#### [INFORMATION SUPPLIED]
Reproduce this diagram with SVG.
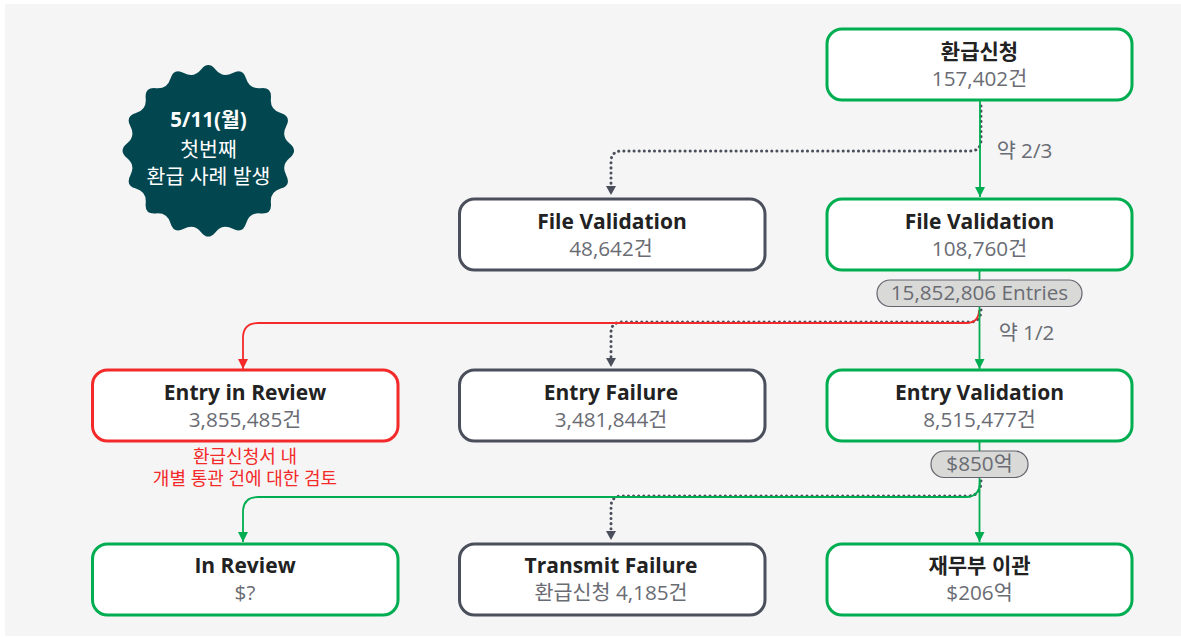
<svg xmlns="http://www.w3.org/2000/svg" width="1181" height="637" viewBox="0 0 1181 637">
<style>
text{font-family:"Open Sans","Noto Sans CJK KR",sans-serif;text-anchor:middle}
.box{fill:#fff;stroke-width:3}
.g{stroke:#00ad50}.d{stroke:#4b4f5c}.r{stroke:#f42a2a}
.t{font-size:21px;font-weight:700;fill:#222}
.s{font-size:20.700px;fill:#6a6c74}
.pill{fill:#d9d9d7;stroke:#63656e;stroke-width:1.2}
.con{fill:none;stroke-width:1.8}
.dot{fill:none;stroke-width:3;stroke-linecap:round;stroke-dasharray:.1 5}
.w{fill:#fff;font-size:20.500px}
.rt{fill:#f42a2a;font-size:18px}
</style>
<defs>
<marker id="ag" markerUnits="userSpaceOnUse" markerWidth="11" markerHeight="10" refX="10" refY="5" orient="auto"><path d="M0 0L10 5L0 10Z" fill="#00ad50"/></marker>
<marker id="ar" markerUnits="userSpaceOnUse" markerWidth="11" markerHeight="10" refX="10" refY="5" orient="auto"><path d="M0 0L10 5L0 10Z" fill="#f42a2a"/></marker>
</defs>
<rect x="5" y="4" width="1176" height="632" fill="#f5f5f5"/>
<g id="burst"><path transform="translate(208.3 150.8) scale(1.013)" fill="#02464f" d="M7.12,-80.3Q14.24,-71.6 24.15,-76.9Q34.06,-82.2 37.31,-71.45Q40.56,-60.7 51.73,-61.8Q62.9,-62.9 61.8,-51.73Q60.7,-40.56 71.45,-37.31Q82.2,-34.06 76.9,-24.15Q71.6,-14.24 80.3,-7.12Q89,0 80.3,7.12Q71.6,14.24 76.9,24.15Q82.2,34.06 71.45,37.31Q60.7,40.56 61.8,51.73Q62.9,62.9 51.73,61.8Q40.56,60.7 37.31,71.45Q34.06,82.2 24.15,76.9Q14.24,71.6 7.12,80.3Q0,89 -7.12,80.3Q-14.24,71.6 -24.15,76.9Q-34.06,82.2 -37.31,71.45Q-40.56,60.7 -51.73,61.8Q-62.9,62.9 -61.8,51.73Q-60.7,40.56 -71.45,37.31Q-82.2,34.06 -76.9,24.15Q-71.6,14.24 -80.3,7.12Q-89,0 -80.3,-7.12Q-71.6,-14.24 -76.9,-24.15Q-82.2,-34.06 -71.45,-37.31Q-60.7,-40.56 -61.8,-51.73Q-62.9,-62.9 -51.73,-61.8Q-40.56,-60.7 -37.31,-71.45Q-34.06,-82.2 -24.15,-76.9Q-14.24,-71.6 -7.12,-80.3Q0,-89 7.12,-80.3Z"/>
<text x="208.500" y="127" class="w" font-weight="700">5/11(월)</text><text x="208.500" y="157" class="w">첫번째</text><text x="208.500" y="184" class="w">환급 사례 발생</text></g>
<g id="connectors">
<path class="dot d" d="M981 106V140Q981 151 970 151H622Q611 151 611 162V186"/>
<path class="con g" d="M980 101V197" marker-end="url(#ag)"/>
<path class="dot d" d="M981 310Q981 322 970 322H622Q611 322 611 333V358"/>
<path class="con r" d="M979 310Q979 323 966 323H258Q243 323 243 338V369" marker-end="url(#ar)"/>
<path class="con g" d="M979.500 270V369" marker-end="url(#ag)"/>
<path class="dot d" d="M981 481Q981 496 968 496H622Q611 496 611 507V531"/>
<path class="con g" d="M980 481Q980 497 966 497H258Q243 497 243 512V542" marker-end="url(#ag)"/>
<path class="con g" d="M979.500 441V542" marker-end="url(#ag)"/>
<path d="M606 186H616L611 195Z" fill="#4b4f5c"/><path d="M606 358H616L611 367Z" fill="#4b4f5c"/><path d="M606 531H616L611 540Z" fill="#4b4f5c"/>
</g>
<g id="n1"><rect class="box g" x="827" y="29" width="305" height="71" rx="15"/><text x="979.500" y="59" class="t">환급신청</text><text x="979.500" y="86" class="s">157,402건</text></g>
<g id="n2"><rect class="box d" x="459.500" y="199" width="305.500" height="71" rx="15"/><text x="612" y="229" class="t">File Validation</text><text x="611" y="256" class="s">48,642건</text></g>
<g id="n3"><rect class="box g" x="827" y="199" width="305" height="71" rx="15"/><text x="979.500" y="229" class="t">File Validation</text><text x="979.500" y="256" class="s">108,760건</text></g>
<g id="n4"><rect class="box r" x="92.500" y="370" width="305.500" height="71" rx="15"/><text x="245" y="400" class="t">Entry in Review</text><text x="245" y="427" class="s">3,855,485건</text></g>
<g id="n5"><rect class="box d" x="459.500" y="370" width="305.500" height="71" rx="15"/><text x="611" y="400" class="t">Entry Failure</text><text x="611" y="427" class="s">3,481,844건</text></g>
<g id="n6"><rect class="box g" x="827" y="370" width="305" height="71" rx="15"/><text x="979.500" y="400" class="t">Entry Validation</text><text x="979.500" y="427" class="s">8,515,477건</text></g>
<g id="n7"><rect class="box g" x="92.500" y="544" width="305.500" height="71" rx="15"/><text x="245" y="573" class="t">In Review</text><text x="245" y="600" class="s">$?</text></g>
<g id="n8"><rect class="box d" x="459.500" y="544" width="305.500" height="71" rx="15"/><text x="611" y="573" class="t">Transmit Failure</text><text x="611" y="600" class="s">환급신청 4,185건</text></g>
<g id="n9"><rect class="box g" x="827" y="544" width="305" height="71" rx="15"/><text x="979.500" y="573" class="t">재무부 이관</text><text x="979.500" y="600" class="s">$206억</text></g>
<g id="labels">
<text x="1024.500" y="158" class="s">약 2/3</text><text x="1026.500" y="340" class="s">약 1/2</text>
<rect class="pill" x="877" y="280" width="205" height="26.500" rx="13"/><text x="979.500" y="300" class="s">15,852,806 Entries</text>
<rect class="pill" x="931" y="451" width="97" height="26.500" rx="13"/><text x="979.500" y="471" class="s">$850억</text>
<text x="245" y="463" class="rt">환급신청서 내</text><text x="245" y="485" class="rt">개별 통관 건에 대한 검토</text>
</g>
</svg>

#### [WHAT YOU WILL DO]
Leave out the pictures and retype every line above exactly.

#### [TASK RESULT]
Reproduce this diagram with SVG.
<svg xmlns="http://www.w3.org/2000/svg" width="1181" height="637" viewBox="0 0 1181 637">
<style>
text{font-family:"Open Sans","Noto Sans CJK KR",sans-serif;text-anchor:middle}
.box{fill:#fff;stroke-width:3}
.g{stroke:#00ad50}.d{stroke:#4b4f5c}.r{stroke:#f42a2a}
.t{font-size:21px;font-weight:700;fill:#222}
.s{font-size:20.700px;fill:#6a6c74}
.pill{fill:#d9d9d7;stroke:#63656e;stroke-width:1.2}
.con{fill:none;stroke-width:1.8}
.dot{fill:none;stroke-width:3;stroke-linecap:round;stroke-dasharray:.1 5}
.w{fill:#fff;font-size:20.500px}
.rt{fill:#f42a2a;font-size:18px}
</style>
<defs>
<marker id="ag" markerUnits="userSpaceOnUse" markerWidth="11" markerHeight="10" refX="10" refY="5" orient="auto"><path d="M0 0L10 5L0 10Z" fill="#00ad50"/></marker>
<marker id="ar" markerUnits="userSpaceOnUse" markerWidth="11" markerHeight="10" refX="10" refY="5" orient="auto"><path d="M0 0L10 5L0 10Z" fill="#f42a2a"/></marker>
</defs>
<rect x="5" y="4" width="1176" height="632" fill="#f5f5f5"/>
<g id="burst"><path transform="translate(208.3 150.8) scale(1.013)" fill="#02464f" d="M7.12,-80.3Q14.24,-71.6 24.15,-76.9Q34.06,-82.2 37.31,-71.45Q40.56,-60.7 51.73,-61.8Q62.9,-62.9 61.8,-51.73Q60.7,-40.56 71.45,-37.31Q82.2,-34.06 76.9,-24.15Q71.6,-14.24 80.3,-7.12Q89,0 80.3,7.12Q71.6,14.24 76.9,24.15Q82.2,34.06 71.45,37.31Q60.7,40.56 61.8,51.73Q62.9,62.9 51.73,61.8Q40.56,60.7 37.31,71.45Q34.06,82.2 24.15,76.9Q14.24,71.6 7.12,80.3Q0,89 -7.12,80.3Q-14.24,71.6 -24.15,76.9Q-34.06,82.2 -37.31,71.45Q-40.56,60.7 -51.73,61.8Q-62.9,62.9 -61.8,51.73Q-60.7,40.56 -71.45,37.31Q-82.2,34.06 -76.9,24.15Q-71.6,14.24 -80.3,7.12Q-89,0 -80.3,-7.12Q-71.6,-14.24 -76.9,-24.15Q-82.2,-34.06 -71.45,-37.31Q-60.7,-40.56 -61.8,-51.73Q-62.9,-62.9 -51.73,-61.8Q-40.56,-60.7 -37.31,-71.45Q-34.06,-82.2 -24.15,-76.9Q-14.24,-71.6 -7.12,-80.3Q0,-89 7.12,-80.3Z"/>
<text x="208.500" y="127" class="w" font-weight="700">5/11(월)</text><text x="208.500" y="157" class="w">첫번째</text><text x="208.500" y="184" class="w">환급 사례 발생</text></g>
<g id="connectors">
<path class="dot d" d="M981 106V140Q981 151 970 151H622Q611 151 611 162V186"/>
<path class="con g" d="M980 101V197" marker-end="url(#ag)"/>
<path class="dot d" d="M981 310Q981 322 970 322H622Q611 322 611 333V358"/>
<path class="con r" d="M979 310Q979 323 966 323H258Q243 323 243 338V369" marker-end="url(#ar)"/>
<path class="con g" d="M979.500 270V369" marker-end="url(#ag)"/>
<path class="dot d" d="M981 481Q981 496 968 496H622Q611 496 611 507V531"/>
<path class="con g" d="M980 481Q980 497 966 497H258Q243 497 243 512V542" marker-end="url(#ag)"/>
<path class="con g" d="M979.500 441V542" marker-end="url(#ag)"/>
<path d="M606 186H616L611 195Z" fill="#4b4f5c"/><path d="M606 358H616L611 367Z" fill="#4b4f5c"/><path d="M606 531H616L611 540Z" fill="#4b4f5c"/>
</g>
<g id="n1"><rect class="box g" x="827" y="29" width="305" height="71" rx="15"/><text x="979.500" y="59" class="t">환급신청</text><text x="979.500" y="86" class="s">157,402건</text></g>
<g id="n2"><rect class="box d" x="459.500" y="199" width="305.500" height="71" rx="15"/><text x="612" y="229" class="t">File Validation</text><text x="611" y="256" class="s">48,642건</text></g>
<g id="n3"><rect class="box g" x="827" y="199" width="305" height="71" rx="15"/><text x="979.500" y="229" class="t">File Validation</text><text x="979.500" y="256" class="s">108,760건</text></g>
<g id="n4"><rect class="box r" x="92.500" y="370" width="305.500" height="71" rx="15"/><text x="245" y="400" class="t">Entry in Review</text><text x="245" y="427" class="s">3,855,485건</text></g>
<g id="n5"><rect class="box d" x="459.500" y="370" width="305.500" height="71" rx="15"/><text x="611" y="400" class="t">Entry Failure</text><text x="611" y="427" class="s">3,481,844건</text></g>
<g id="n6"><rect class="box g" x="827" y="370" width="305" height="71" rx="15"/><text x="979.500" y="400" class="t">Entry Validation</text><text x="979.500" y="427" class="s">8,515,477건</text></g>
<g id="n7"><rect class="box g" x="92.500" y="544" width="305.500" height="71" rx="15"/><text x="245" y="573" class="t">In Review</text><text x="245" y="600" class="s">$?</text></g>
<g id="n8"><rect class="box d" x="459.500" y="544" width="305.500" height="71" rx="15"/><text x="611" y="573" class="t">Transmit Failure</text><text x="611" y="600" class="s">환급신청 4,185건</text></g>
<g id="n9"><rect class="box g" x="827" y="544" width="305" height="71" rx="15"/><text x="979.500" y="573" class="t">재무부 이관</text><text x="979.500" y="600" class="s">$206억</text></g>
<g id="labels">
<text x="1024.500" y="158" class="s">약 2/3</text><text x="1026.500" y="340" class="s">약 1/2</text>
<rect class="pill" x="877" y="280" width="205" height="26.500" rx="13"/><text x="979.500" y="300" class="s">15,852,806 Entries</text>
<rect class="pill" x="931" y="451" width="97" height="26.500" rx="13"/><text x="979.500" y="471" class="s">$850억</text>
<text x="245" y="463" class="rt">환급신청서 내</text><text x="245" y="485" class="rt">개별 통관 건에 대한 검토</text>
</g>
</svg>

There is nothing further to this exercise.